BART Unveils New Cars, Seats, Handholds To Upgrade 40-Year Old Fleet
OAKLAND (CBS SF) -- Bay Area Rapid Transit managers showed off new cars and new interior designs featuring better seats and handholds on Thursday, as they begin replacing all of the agency's 669 cars, some of which are 40 years old.
The first of 10 new demonstration cars will be in the BART system by 2015, with every car being replaced by 2017 for a total of 775, initially, and up to 1,000. That's an improvement in capacity to handle the additional riders clogging the current system.
"It's the oldest fleet of rail cars in the entire United States," said BART spokesperson James Allison. "But there's only so many times you can redo the interior of your house before you need a new house," he said.
The public played, and continues to play a huge role in the design, with 17,000 people weighing in on everything from the new, wipe-clean seats, silicone foam cushioning, and the "branched" handrails, allowing more people to share the vertical bars without that awkward hand-touch, or armpit sniff.

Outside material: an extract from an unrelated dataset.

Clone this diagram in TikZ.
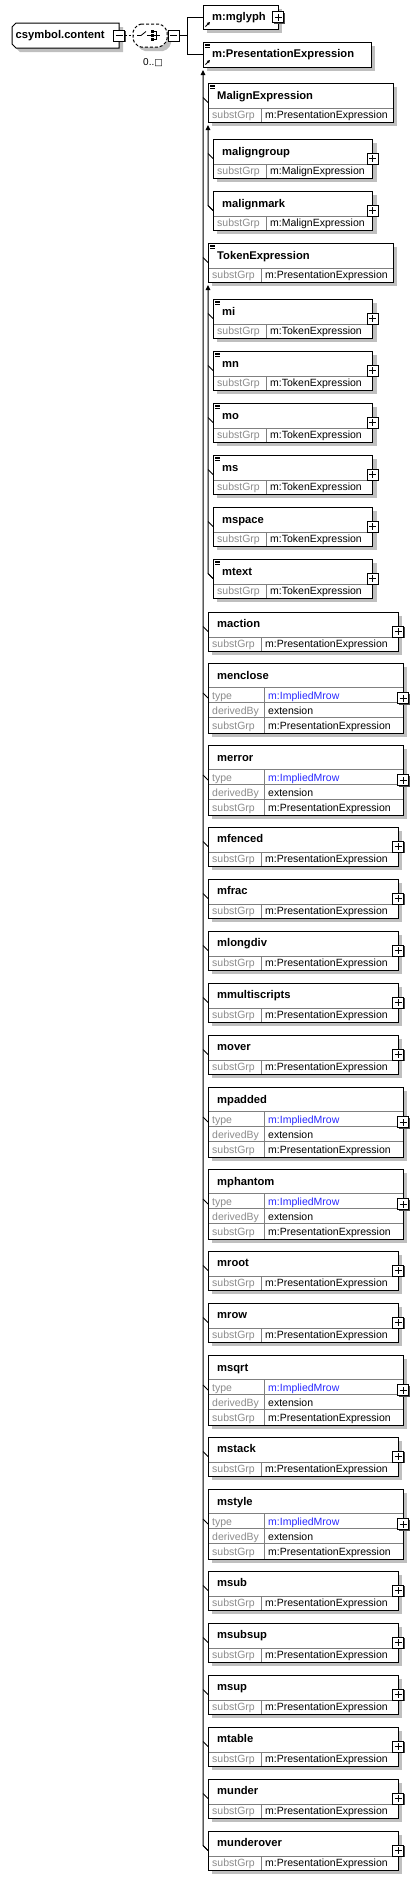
\documentclass[tikz,border=0pt]{standalone}
\usepackage{fontspec}
\setmainfont{Liberation Sans}
\newfontfamily\symfont{DejaVu Sans}
\usepackage{tikz}
\usetikzlibrary{shadows,arrows.meta}
\definecolor{implblue}{RGB}{40,40,255}

\begin{document}
\begin{tikzpicture}[x=1pt, y=-1pt,
    boxshadow/.style={drop shadow={shadow xshift=4pt, shadow yshift=-4pt, fill=black!25, opacity=1}},
    elbox/.style={draw, fill=white, line width=1pt, inner sep=0pt, outer sep=0pt, anchor=north west, boxshadow},
    hold/.style={inner sep=0pt, outer sep=0pt},
    pmbox/.style={draw, fill=white, line width=1pt, inner sep=0pt, outer sep=0pt, minimum size=11pt,
      drop shadow={shadow xshift=1.2pt, shadow yshift=-1.2pt, fill=black!70, opacity=1}},
    pbox/.style={pmbox, path picture={\draw[line width=0.9pt]
      ([xshift=-3.5pt]path picture bounding box.center) -- ([xshift=3.5pt]path picture bounding box.center)
      ([yshift=-3.5pt]path picture bounding box.center) -- ([yshift=3.5pt]path picture bounding box.center);}},
    mbox/.style={pmbox, path picture={\draw[line width=0.9pt]
      ([xshift=-3.5pt]path picture bounding box.center) -- ([xshift=3.5pt]path picture bounding box.center);}},
    eltitle/.style={anchor=base west, inner sep=0pt, font=\bfseries\fontsize{11.2}{13}\selectfont},
    attkey/.style={anchor=base west, inner sep=0pt, text=black!45, font=\fontsize{10.5}{12}\selectfont},
    attval/.style={anchor=base west, inner sep=0pt, font=\fontsize{10.5}{12}\selectfont},
    rowline/.style={draw=black!50, line width=0.8pt},
    link/.style={line width=1pt},
    subtick/.style={line width=0.8pt},
    upline/.style={link, -{Triangle[width=4.5pt,length=5pt]}, shorten >=3pt}]
      \useasboundingbox (0,0) rectangle (417,1880);
      \node[hold, anchor=north west, minimum width=107pt, minimum height=25pt] (csym) at (12,23) {};
      \draw[line width=1pt, fill=white, boxshadow] ([shift={(4,0)}]csym.north west) -- (csym.north east)
        -- (csym.south east) -- ([shift={(4,0)}]csym.south west) -- ([shift={(0,-4)}]csym.south west)
        -- ([shift={(0,4)}]csym.north west) -- cycle;
      \node[eltitle] (csym-t) at (15.5,38.5) {csymbol.content};
      \node[mbox] (csymM) at (csym.east) {};
      \node[hold, minimum width=34pt, minimum height=23pt] (seq) at (150,35.5) {};
      \draw[line width=1pt, fill=white, boxshadow, dash pattern=on 3pt off 2pt, rounded corners=2pt]
        ([shift={(6,0)}]seq.north west) -- ([shift={(-6,0)}]seq.north east) -- ([shift={(0,6)}]seq.north east)
        -- ([shift={(0,-6)}]seq.south east) -- ([shift={(-6,0)}]seq.south east) -- ([shift={(6,0)}]seq.south west)
        -- ([shift={(0,-6)}]seq.south west) -- ([shift={(0,6)}]seq.north west) -- cycle;
      \draw[line width=0.8pt] ([shift={(-13,0)}]seq.center) -- ++(4,0) -- ++(5,-4)
        ([shift={(-3,0)}]seq.center) -- ++(4,0);
      \foreach \d in {-4,0,4}
        \fill ([shift={(1,\d-1.3)}]seq.center) rectangle ++(2.7,2.7);
      \draw[line width=0.8pt] ([shift={(3.7,-4)}]seq.center) -- ++(3,0) -- ++(0,8) -- ++(-3,0)
        ([shift={(3.7,0)}]seq.center) -- ++(6,0);
      \node[mbox] (seqM) at (173.5,35.5) {};
      \node[anchor=base west, inner sep=0pt, font=\fontsize{10}{12}\selectfont] (seq-occ) at (143,65)
        {0..{\symfont\fontsize{9}{10}\selectfont □}};
      \draw[link, dash pattern=on 2pt off 2pt] (csymM.east) -- (seq.west);
      \node[elbox, minimum width=75pt, minimum height=24pt] (mglyph) at (203,5) {};
      \node[eltitle] (mglyph-t) at (212,20.5) {m:mglyph};
      \node[pbox] (mglyph-p) at (mglyph.east) {};
      \draw[line width=0.8pt, -{Triangle[width=3pt,length=3pt]}] ([shift={(2.5,-2.5)}]mglyph.south west) -- ++(4.5,-4.5);
      \node[elbox, minimum width=168pt, minimum height=25pt] (presExpr) at (203,42) {};
      \node[eltitle] (presExpr-t) at (212,57.5) {m:PresentationExpression};
      \draw[line width=0.7pt] ([shift={(2,2)}]presExpr.north west) -- ++(5,0) ++(-5,1.6) -- ++(5,0) ++(-5,1.6) -- ++(5,0);
      \draw[line width=0.8pt, -{Triangle[width=3pt,length=3pt]}] ([shift={(2.5,-2.5)}]presExpr.south west) -- ++(4.5,-4.5);
      \draw[link] (seqM.east) -- ++(8,0) |- (mglyph.west);
      \draw[link] (seqM.east) -- ++(8,0) |- (presExpr.west);
      \foreach \nm/\y in {MalignExpression/83, TokenExpression/243} {
        \node[elbox, minimum width=185pt, minimum height=39pt] (\nm) at (208,\y) {};
        \draw[rowline] (208.5,\y+25) -- ++(184,0) (261,\y+25) -- ++(0,13.5);
        \draw[line width=0.7pt] ([shift={(2,2)}]\nm.north west) -- ++(5,0) ++(-5,1.6) -- ++(5,0) ++(-5,1.6) -- ++(5,0);
        \node[eltitle] (\nm-t) at (217,\y+16) {\nm};
        \node[attkey] (\nm-k) at (212,\y+35) {substGrp};
        \node[attval] (\nm-v) at (265,\y+35) {m:PresentationExpression};
        \draw[subtick] (\nm.west) -- ++(-5,-5);
      }
      \foreach \nm/\y/\grp/\ic in {maligngroup/139/MalignExpression/0, malignmark/191/MalignExpression/0,
          mi/299/TokenExpression/1, mn/351/TokenExpression/1, mo/403/TokenExpression/1,
          ms/455/TokenExpression/1, mspace/507/TokenExpression/0, mtext/559/TokenExpression/1} {
        \node[elbox, minimum width=159.5pt, minimum height=39pt] (\nm) at (213,\y) {};
        \draw[rowline] (213.5,\y+25) -- ++(158.5,0) (266,\y+25) -- ++(0,13.5);
        \ifnum\ic=1
          \draw[line width=0.7pt] ([shift={(2,2)}]\nm.north west) -- ++(5,0) ++(-5,1.6) -- ++(5,0) ++(-5,1.6) -- ++(5,0);
        \fi
        \node[eltitle] (\nm-t) at (222,\y+16) {\nm};
        \node[attkey] (\nm-k) at (217,\y+35) {substGrp};
        \node[attval] (\nm-v) at (270,\y+35) {m:\grp};
        \node[pbox] (\nm-p) at (\nm.east) {};
        \draw[subtick] (\nm.west) -- ++(-5,-5);
      }
      \foreach \nm/\y in {maction/612, mfenced/827, mfrac/879, mlongdiv/931, mmultiscripts/983, mover/1035,
          mroot/1251, mrow/1303, mstack/1437, msub/1571, msubsup/1623, msup/1675, mtable/1727,
          munder/1779, munderover/1831} {
        \node[elbox, minimum width=190pt, minimum height=39pt] (\nm) at (208,\y) {};
        \draw[rowline] (208.5,\y+25) -- ++(189,0) (261,\y+25) -- ++(0,13.5);
        \node[eltitle] (\nm-t) at (217,\y+15.5) {\nm};
        \node[attkey] (\nm-k) at (212,\y+35) {substGrp};
        \node[attval] (\nm-v) at (265,\y+35) {m:PresentationExpression};
        \node[pbox] (\nm-p) at (\nm.east) {};
        \draw[subtick] (\nm.west) -- ++(-5,-5);
      }
      \foreach \nm/\y in {menclose/663, merror/745, mpadded/1087, mphantom/1169, msqrt/1355, mstyle/1489} {
        \node[elbox, minimum width=195pt, minimum height=70pt] (\nm) at (208,\y) {};
        \draw[rowline] (208.5,\y+24) -- ++(194,0) (208.5,\y+39.5) -- ++(194,0) (208.5,\y+54.5) -- ++(194,0)
          (264,\y+24) -- ++(0,45.5);
        \node[eltitle] (\nm-t) at (217,\y+16) {\nm};
        \node[attkey] (\nm-k1) at (212,\y+36) {type};
        \node[attval, text=implblue] (\nm-v1) at (268,\y+36) {m:ImpliedMrow};
        \node[attkey] (\nm-k2) at (212,\y+51) {derivedBy};
        \node[attval] (\nm-v2) at (268,\y+51) {extension};
        \node[attkey] (\nm-k3) at (212,\y+66) {substGrp};
        \node[attval] (\nm-v3) at (268,\y+66) {m:PresentationExpression};
        \node[pbox] (\nm-p) at (\nm.east) {};
        \draw[subtick] (\nm.west) -- ++(-5,-5);
      }
      \draw[upline] (munderover.west) -- ++(-5,-5) -- (presExpr.south west);
      \draw[upline] (malignmark.west) -- ++(-5,-5) -- (MalignExpression.south west);
      \draw[upline] (mtext.west) -- ++(-5,-5) -- (TokenExpression.south west);
    \end{tikzpicture}
\end{document}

"We're trying to work as hard as we can to incorporate their input," Allison said. "Among the things we've learned is that people love the easier to clean seats, instead to the 1970s cloth seats." He added that the comfortable "airline style" cloth seat back in the 1970s was en vogue, but today, hygiene is commuters' primary concern.
Besides accessibility improvements, better signs, and a new look, the ride will also be more enjoyable, and not just because of the longer trains.
"The door technology will result in a quieter ride because BART plan to use with 'microplug' doors to help seal out noise," said BART marketing officer Aaron Weinstein.
And for the hot days heading out to the East Bay? "The cars will also be cooler because the cooling system is designed to vent air from the ceiling on hot days, making riding more comfortable for standees," said Weinstein.
The cars are being manufactured in upstate New York by Canadian firm, Bombardier, and then will travel to the Bay Area either by rail or truck, once they are ready for delivery.
A final prototype will be unveiled in April. Riders can get alerts about seeing the new car on BART.gov.